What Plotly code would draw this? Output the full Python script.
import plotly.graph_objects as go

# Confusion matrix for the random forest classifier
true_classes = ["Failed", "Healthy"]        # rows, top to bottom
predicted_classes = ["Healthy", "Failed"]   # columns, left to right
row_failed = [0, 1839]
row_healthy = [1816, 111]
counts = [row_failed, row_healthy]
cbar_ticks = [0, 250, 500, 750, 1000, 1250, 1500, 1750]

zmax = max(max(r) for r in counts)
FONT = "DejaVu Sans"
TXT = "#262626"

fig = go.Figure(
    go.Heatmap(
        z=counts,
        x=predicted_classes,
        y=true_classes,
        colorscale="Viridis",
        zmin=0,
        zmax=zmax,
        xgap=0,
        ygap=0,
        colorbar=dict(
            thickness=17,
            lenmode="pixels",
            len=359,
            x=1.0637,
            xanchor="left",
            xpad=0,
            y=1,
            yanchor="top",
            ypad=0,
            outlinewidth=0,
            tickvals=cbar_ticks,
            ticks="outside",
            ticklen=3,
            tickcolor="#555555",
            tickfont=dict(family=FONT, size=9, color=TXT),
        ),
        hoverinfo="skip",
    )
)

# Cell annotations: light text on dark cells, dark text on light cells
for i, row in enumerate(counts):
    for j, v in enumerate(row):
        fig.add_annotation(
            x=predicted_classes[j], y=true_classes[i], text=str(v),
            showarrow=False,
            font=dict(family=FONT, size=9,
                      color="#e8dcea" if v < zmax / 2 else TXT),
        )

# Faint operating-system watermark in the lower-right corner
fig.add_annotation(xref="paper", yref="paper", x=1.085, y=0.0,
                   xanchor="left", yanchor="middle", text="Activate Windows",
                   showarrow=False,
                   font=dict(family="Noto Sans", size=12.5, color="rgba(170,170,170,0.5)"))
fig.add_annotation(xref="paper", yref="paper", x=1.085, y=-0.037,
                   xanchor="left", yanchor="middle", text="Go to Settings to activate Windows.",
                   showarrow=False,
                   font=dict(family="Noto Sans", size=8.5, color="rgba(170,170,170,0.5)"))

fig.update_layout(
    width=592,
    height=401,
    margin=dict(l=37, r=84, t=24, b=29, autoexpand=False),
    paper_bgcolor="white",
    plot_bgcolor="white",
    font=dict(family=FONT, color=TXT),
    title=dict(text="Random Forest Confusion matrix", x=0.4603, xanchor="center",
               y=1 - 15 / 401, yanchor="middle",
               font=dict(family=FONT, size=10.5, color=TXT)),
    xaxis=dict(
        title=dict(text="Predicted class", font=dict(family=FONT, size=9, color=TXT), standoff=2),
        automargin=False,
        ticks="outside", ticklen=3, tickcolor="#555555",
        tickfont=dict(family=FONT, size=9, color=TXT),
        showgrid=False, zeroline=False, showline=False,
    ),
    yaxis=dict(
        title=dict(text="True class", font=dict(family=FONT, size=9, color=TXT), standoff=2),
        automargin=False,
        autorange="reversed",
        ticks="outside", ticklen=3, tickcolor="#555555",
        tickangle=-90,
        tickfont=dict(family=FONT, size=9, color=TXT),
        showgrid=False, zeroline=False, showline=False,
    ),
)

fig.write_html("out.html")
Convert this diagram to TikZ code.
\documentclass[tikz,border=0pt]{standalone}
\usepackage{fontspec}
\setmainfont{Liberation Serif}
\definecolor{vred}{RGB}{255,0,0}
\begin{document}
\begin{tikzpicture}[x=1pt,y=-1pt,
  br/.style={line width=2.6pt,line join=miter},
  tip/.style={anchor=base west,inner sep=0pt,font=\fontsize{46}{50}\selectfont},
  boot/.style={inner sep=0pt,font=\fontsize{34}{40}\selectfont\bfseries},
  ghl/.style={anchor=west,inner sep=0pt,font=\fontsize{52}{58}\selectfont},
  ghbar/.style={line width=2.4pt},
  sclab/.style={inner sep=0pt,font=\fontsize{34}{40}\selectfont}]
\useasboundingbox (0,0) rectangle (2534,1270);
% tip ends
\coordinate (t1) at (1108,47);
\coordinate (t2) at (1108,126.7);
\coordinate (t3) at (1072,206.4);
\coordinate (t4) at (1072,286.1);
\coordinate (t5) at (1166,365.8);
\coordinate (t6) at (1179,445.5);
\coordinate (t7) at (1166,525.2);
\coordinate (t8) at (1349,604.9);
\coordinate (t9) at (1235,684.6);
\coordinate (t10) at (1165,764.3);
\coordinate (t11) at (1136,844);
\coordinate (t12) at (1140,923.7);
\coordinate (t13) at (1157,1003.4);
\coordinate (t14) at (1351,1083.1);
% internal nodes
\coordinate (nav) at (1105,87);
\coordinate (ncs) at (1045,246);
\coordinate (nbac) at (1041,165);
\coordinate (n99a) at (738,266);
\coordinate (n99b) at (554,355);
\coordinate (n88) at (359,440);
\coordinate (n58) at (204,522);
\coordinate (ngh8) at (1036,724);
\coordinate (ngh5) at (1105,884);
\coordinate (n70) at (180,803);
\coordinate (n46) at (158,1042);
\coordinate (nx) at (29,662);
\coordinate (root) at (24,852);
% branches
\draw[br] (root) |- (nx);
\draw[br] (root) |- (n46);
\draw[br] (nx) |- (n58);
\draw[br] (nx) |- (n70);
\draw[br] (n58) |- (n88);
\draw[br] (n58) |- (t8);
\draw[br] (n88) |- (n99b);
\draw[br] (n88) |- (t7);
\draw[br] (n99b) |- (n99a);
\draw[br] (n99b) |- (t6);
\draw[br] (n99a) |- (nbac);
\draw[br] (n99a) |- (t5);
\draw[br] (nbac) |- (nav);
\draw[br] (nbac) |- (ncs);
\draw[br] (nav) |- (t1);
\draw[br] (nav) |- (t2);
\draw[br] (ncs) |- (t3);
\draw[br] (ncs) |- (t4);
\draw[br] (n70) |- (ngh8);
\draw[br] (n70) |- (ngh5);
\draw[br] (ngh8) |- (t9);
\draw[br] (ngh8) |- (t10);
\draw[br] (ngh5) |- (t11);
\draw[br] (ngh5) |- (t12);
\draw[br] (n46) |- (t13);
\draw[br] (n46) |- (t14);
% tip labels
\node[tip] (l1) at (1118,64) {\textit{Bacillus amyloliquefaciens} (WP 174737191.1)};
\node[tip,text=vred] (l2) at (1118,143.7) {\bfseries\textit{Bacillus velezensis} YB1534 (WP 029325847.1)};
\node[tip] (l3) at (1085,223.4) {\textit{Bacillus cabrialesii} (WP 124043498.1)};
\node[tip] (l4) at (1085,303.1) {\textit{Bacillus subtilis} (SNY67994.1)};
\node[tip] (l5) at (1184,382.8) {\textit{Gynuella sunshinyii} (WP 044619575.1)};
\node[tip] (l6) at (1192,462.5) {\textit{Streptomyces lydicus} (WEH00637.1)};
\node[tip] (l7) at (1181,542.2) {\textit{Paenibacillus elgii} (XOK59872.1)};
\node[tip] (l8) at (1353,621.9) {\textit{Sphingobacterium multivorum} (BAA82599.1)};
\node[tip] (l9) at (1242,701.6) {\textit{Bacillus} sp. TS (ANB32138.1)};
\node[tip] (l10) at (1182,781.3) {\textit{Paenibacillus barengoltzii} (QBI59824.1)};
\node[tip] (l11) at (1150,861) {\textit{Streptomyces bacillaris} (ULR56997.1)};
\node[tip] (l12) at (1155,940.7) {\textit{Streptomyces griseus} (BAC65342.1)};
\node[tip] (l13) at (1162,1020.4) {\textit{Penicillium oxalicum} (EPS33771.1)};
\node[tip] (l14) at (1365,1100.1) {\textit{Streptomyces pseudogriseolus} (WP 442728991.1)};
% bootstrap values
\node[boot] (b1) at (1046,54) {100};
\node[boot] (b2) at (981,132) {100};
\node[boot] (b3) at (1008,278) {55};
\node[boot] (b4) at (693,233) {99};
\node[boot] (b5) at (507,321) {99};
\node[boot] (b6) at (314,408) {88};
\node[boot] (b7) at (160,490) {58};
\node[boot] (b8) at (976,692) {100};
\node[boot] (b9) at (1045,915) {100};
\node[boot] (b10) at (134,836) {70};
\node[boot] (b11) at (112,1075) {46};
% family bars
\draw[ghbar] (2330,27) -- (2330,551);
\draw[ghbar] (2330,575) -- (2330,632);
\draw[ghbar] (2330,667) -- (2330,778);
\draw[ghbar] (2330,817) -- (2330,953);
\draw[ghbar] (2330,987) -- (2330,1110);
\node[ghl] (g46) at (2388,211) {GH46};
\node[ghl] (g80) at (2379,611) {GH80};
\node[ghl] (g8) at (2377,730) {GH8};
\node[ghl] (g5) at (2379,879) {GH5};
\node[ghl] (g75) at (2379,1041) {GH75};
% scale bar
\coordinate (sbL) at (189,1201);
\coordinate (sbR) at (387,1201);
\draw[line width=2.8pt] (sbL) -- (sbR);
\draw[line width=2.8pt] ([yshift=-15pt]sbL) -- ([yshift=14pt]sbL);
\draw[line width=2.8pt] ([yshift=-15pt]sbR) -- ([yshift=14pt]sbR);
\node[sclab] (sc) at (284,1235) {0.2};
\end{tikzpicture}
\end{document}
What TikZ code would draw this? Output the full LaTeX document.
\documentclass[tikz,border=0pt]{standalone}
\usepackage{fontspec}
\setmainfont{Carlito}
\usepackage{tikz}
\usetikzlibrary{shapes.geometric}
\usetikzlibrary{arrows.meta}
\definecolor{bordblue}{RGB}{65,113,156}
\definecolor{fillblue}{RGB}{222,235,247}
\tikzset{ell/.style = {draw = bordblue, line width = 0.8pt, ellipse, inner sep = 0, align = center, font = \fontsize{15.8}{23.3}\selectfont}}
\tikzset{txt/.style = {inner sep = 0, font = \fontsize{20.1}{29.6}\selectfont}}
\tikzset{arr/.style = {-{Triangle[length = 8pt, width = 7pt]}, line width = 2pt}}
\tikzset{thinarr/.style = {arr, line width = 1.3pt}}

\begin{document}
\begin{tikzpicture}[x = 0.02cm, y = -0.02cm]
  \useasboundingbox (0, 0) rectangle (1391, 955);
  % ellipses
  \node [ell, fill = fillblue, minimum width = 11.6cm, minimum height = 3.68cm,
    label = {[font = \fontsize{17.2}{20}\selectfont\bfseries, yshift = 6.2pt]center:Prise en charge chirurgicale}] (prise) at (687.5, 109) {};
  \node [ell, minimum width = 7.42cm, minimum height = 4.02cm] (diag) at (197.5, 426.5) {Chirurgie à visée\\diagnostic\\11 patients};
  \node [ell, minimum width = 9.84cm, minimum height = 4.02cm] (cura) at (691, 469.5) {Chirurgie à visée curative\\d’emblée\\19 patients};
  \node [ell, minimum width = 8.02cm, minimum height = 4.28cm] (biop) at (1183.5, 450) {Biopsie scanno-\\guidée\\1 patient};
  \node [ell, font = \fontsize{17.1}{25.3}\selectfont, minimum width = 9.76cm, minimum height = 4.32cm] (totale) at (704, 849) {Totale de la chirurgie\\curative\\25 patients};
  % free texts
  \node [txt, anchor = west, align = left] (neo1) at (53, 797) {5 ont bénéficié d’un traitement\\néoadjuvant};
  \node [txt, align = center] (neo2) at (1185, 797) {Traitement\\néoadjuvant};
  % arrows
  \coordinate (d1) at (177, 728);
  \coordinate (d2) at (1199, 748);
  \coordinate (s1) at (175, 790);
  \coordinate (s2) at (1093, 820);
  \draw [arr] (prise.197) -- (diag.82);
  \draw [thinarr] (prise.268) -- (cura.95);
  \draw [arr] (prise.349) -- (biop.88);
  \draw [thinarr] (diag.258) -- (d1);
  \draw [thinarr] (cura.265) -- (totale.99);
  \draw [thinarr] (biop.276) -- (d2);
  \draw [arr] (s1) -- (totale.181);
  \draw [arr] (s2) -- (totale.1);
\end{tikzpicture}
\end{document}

=======

EXERCISE DIRECTIONS
Write out, exactly and with nothing else, the lines of the listing above from its first line through the line with "import plotly.graph_objects as go".

TASK OUTPUT
What Plotly code would draw this? Output the full Python script.
import plotly.graph_objects as go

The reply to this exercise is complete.